A woman survivor from Anand told the group, "Nobody has asked for forgiveness or shown regret. We cannot say anything. Rapists stop women in the street to humiliate them: `Didn't we have her, haven't we done this or that to her?' We don't speak about this at home, because then our men will get very agitated."

This combination of denial of justice and the continuing threat has caused women, already traumatised by the events of last year, even greater stress. The unmarried women who were raped do not speak about it. There are reports of many of them being hurriedly married off for fear that otherwise they would be unacceptable. Some married women are prepared to speak about what they saw or went through. But clearly, for every one such recorded case, there must be dozens that will never be acknowledged.
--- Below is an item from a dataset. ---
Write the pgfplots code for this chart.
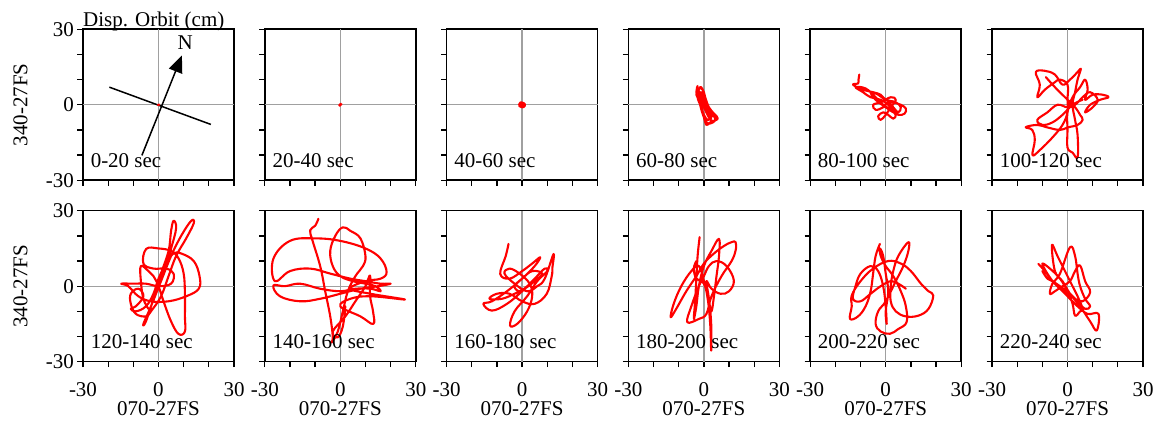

On top of this, women are burdened by suddenly being forced to be the sole breadwinners for their families. They also have to cope with displacement and the problems this throws up such as the difficulties their children face in new schools and in a different environment. And all the time, they have to deal with the open intimidation by perpetrators of past crimes who continue to move around unchecked. The team concluded that "nine months after the pogrom, (we) found overwhelming evidence of new and continuing forms of violence against the Muslim minority. They are unable to resume anything resembling a normal life, unable to ensure basic survival and to make free choices in the pursuit of happiness and well being for themselves and their families. The future holds dread".

But this is something Narendra Modi refuses to accept. All such reports are defaming his state, he blazes. On completion of one year in office, he prefers to talk about the wells his government has dug and the heightened attendance in schools. But does this count for anything when thousands of people who lost their families, whose women were gang-raped, whose children were massacred, whose houses were reduced to cinders, still have no hope for justice, for real rehabilitation and a promise of a peaceful future?

No, Mr. Modi and Mr. Advani. India and Gujarat cannot "shine" — "India shining" is the new slogan — as long as the dark stain of the Gujarat carnage remains unacknowledged and unaddressed. Indians who care must resolve that even in 2004, they will not allow such shameful events to be forgotten and erased from public memory.